In summer, Spencer Perez pushed through the embarrassment and came to class in dirty clothes. After class, he went back to his tent.
“In the morning…I’d move the tent so no one would steal it because homeless people always try to find other people’s camps and steal it,” Perez said.
Perez is one of many students at Central Oregon Community College who are classified by the 1987 McKinney-Vento Act as homeless. Tyler Hayes, financial aid advisor at COCC, talks to new students who are homeless every week.
“I try to exercise sensitivity with their situation and where they are,” Hayes said. “We’ve got to be careful not to separate them–they’re just like anyone else.”
Students experiencing homelessness need what is called an unaccompanied homeless youth verification letter to get financial aid. Mara Stephens, homeless liaison with Project Homeless Education and Learning Program, is the one who provides them with these letters.
“Of the students I hand out letters to, probably 85 percent are interested in furthering their education,” Stephens said.
What stops these students from following their dreams of college is perceived obstacles–often ones with no substantial basis.
“Some of these kids, they just see walls in front of them,” Stephens said. “When I meet with them I can help take down those walls. I had a student come in and tell me, ‘I wasn’t thinking about college, but after talking to you, now I am.’”
Many students have to change the way they view higher education in general before they can actually see the way academics can better their lives. The spheres they are part of and the people influencing their life doesn’t make that easy, according to Stephens.
“They could be coming from a family where they’re the first to graduate college,” Stephens said. “They may be coming from a place where they don’t know anyone who has benefitted from college…They might not have parents, but they may have family members that are influencing their commitment to education.”
Hayes works with these students to help them receive financial aid, a critical piece of getting them to school. Most of these students can’t get the paperwork for the Free Application for Federal Student Aid on their own.

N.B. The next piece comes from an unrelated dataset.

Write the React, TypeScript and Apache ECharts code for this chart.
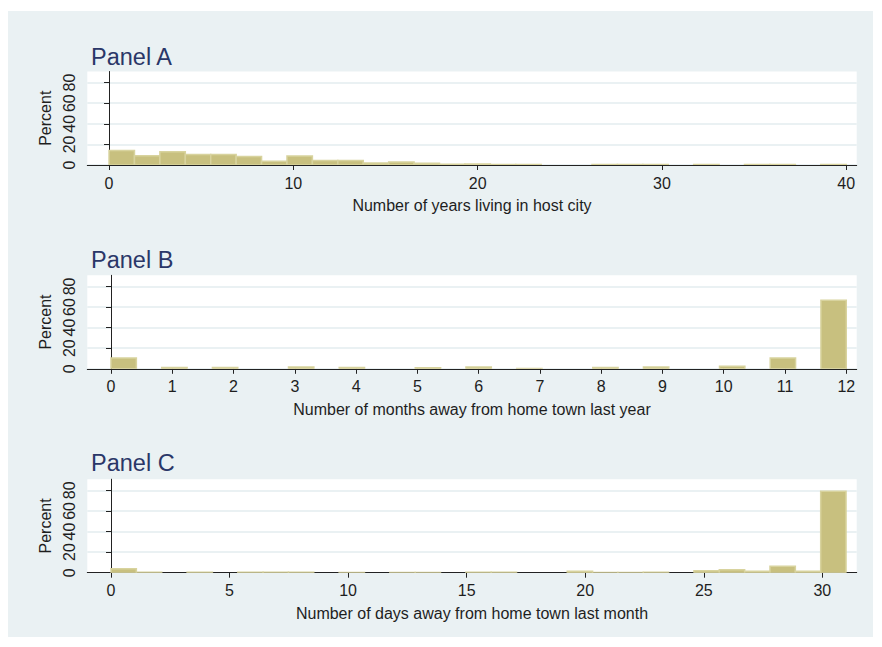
import React, { useEffect, useRef } from "react";
import * as echarts from "echarts";

// ---------- data ----------
const panelTitles = ["Panel A", "Panel B", "Panel C"];
const xAxisTitles = [
  "Number of years living in host city",
  "Number of months away from home town last year",
  "Number of days away from home town last month",
];
const yAxisTitle = "Percent";
const binCount = 29;
const dataRangeA = [0, 40];
const dataRangeB = [0, 12];
const dataRangeC = [0, 31];
const percentA = [14, 9, 12.8, 10.3, 10.3, 8.3, 3.7, 8.7, 4.3, 4.3, 2, 3, 1.7, 0.7, 1, 0.5, 0.5, 0, 0, 0.5, 0.5, 0.5, 0, 0.5, 0, 0.5, 0.5, 0, 0.5];
const percentB = [10.6, 0, 1.2, 0, 1.2, 0, 0, 1.8, 0, 1.2, 0, 0, 0.9, 0, 1.8, 0, 0.4, 0, 0, 1.2, 0, 1.8, 0, 0, 2.4, 0, 10.6, 0, 66.5];
const percentC = [3.9, 0.5, 0, 0.5, 0, 0.5, 0.5, 0.5, 0, 0.3, 0, 0.3, 0.3, 0, 0.5, 0.5, 0, 0, 1.5, 0.3, 0.2, 0.5, 0, 1.9, 2.9, 1.5, 6.2, 1.5, 79];
const xTicksA = [0, 10, 20, 30, 40];
const xTicksB = [0, 1, 2, 3, 4, 5, 6, 7, 8, 9, 10, 11, 12];
const xTicksC = [0, 5, 10, 15, 20, 25, 30];
const yTicks = [0, 20, 40, 60, 80];

// ---------- layout / style ----------
const xMins = [-1.18, -0.387, -1.0];
const xMaxs = [40.57, 12.17, 31.45];
const yMax = 90.8;
const gridTops = [71.5, 275.3, 479.2];
const gridHeight = 93.5;
const titleCenters = [57.3, 259.7, 463.3];
const FONT = "Liberation Sans, Arial, sans-serif";
const BG = "#eaf1f3";
const TEXT = "#1e1e1e";
const AXIS = "#222";
const BAR_FILL = "#c8c07f";
const BAR_STROKE = "#d8d39e";
const FS = 16;

function bins(range: number[], percents: number[]) {
  const w = (range[1] - range[0]) / binCount;
  return percents
    .map((p, k) => [range[0] + k * w, range[0] + (k + 1) * w, p])
    .filter((d) => d[2] > 0);
}

export default function App() {
  const ref = useRef<HTMLDivElement>(null);
  useEffect(() => {
    if (!ref.current) return;
    const chart = echarts.init(ref.current, null, { renderer: "svg" });
    const ranges = [dataRangeA, dataRangeB, dataRangeC];
    const percents = [percentA, percentB, percentC];
    const xTicks = [xTicksA, xTicksB, xTicksC];
    const idx = [0, 1, 2];

    const renderItem = (params: any, api: any) => {
      const p0 = api.coord([api.value(0), api.value(2)]);
      const p1 = api.coord([api.value(1), 0]);
      return {
        type: "rect",
        shape: { x: p0[0], y: p0[1], width: p1[0] - p0[0], height: p1[1] - p0[1] },
        style: { fill: BAR_FILL, stroke: BAR_STROKE, lineWidth: 1.5 },
      };
    };

    chart.setOption({
      animation: false,
      backgroundColor: BG,
      grid: idx.map((i) => ({
        left: 87.3,
        right: 25.3,
        top: gridTops[i],
        height: gridHeight,
        show: true,
        backgroundColor: "#ffffff",
        borderWidth: 0,
      })),
      xAxis: idx.map((i) => ({
        gridIndex: i,
        type: "value",
        min: xMins[i],
        max: xMaxs[i],
        axisLine: { show: true, onZero: false, lineStyle: { color: AXIS, width: 1 } },
        axisTick: { show: true, customValues: xTicks[i], length: 5, lineStyle: { color: AXIS } },
        axisLabel: { customValues: xTicks[i], margin: 10, fontSize: FS, color: TEXT, fontFamily: FONT },
        splitLine: { show: false },
        name: xAxisTitles[i],
        nameLocation: "middle",
        nameGap: 32.5,
        nameTextStyle: { fontSize: FS, color: TEXT, fontFamily: FONT },
      })),
      yAxis: idx.map((i) => ({
        gridIndex: i,
        type: "value",
        min: 0,
        max: yMax,
        interval: 20,
        axisLine: { show: true, lineStyle: { color: AXIS, width: 1 } },
        axisTick: { show: true, customValues: yTicks, length: 5, lineStyle: { color: AXIS } },
        axisLabel: { customValues: yTicks, rotate: 90, margin: 10, fontSize: FS, color: TEXT, fontFamily: FONT },
        splitLine: { show: true, lineStyle: { color: BG, width: 2 } },
        name: yAxisTitle,
        nameLocation: "middle",
        nameGap: 30.3,
        nameRotate: 90,
        nameTextStyle: { fontSize: FS, color: TEXT, fontFamily: FONT },
      })),
      series: idx.map((i) => ({
        type: "custom",
        xAxisIndex: i,
        yAxisIndex: i,
        renderItem,
        encode: { x: [0, 1], y: 2 },
        data: bins(ranges[i], percents[i]),
        clip: true,
      })),
      graphic: [
        { type: "rect", shape: { x: 0, y: 0, width: 882, height: 11 }, style: { fill: "#fff" }, silent: true },
        { type: "rect", shape: { x: 0, y: 0, width: 8, height: 647 }, style: { fill: "#fff" }, silent: true },
        { type: "rect", shape: { x: 873, y: 0, width: 9, height: 647 }, style: { fill: "#fff" }, silent: true },
        { type: "rect", shape: { x: 0, y: 637, width: 882, height: 10 }, style: { fill: "#fff" }, silent: true },
        ...idx.map((i) => ({
          type: "text",
          x: 91,
          y: titleCenters[i],
          style: {
            text: panelTitles[i],
            fontSize: 23.5,
            fontFamily: FONT,
            fill: "#2a3768",
            verticalAlign: "middle",
            align: "left",
          },
        })),
      ],
    });
    return () => chart.dispose();
  }, []);
  return (
    <div
      ref={ref}
      style={{ position: "fixed", left: 0, top: 0, width: 882, height: 647 }}
    />
  );
}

“Getting [tax info] from the parents can be impossible,” Hayes said. “But if we can determine that the student is an independent, they don’t have to worry about putting parent info on the FAFSA.”
If Hayes can prove that the student is independent, they’re eligible for substantially more loans.
“Whereas dependent students can get $5500 max a year, an independent gets $9500,” Hayes said. “They have an opportunity to get a pretty good financial aid award.”
Financial aid isn’t the only support Perez has received at COCC.
“I’ve never had a professor who didn’t believe in me,” Perez said. “I had to miss ten days of school last year, but I was honest and up-front with my professors and they let me turn the work in without docking points.”
Perez aspires to go University of Oregon and become a neurologist.
“When I tell people that, they think ‘he’s got no chance,’” Perez said. “I want to be successful. …Last year, I was here from when school opened to when it closed, working hard.”
But homeless students do have a chance at succeeding at COCC, Hayes believes, and he’s seen it happen.
“The great part about this job is having them come back to my office and seeing them succeed,” Hayes said.
On his own road to success, Perez encourages his fellow students to really be grateful for the situation they’re in.
“Don’t just get that credit,” Perez said. “Don’t just settle for a ‘C.’ …Your parents, maybe they’re annoying but they’re there for you when you fall on hard times.”
But Perez still doesn’t tell the students in his classes that he’s homeless, because he doesn’t want to be judged.
“We’re not homeless because we want to be,” Perez said. “We’re homeless because we don’t have a choice.”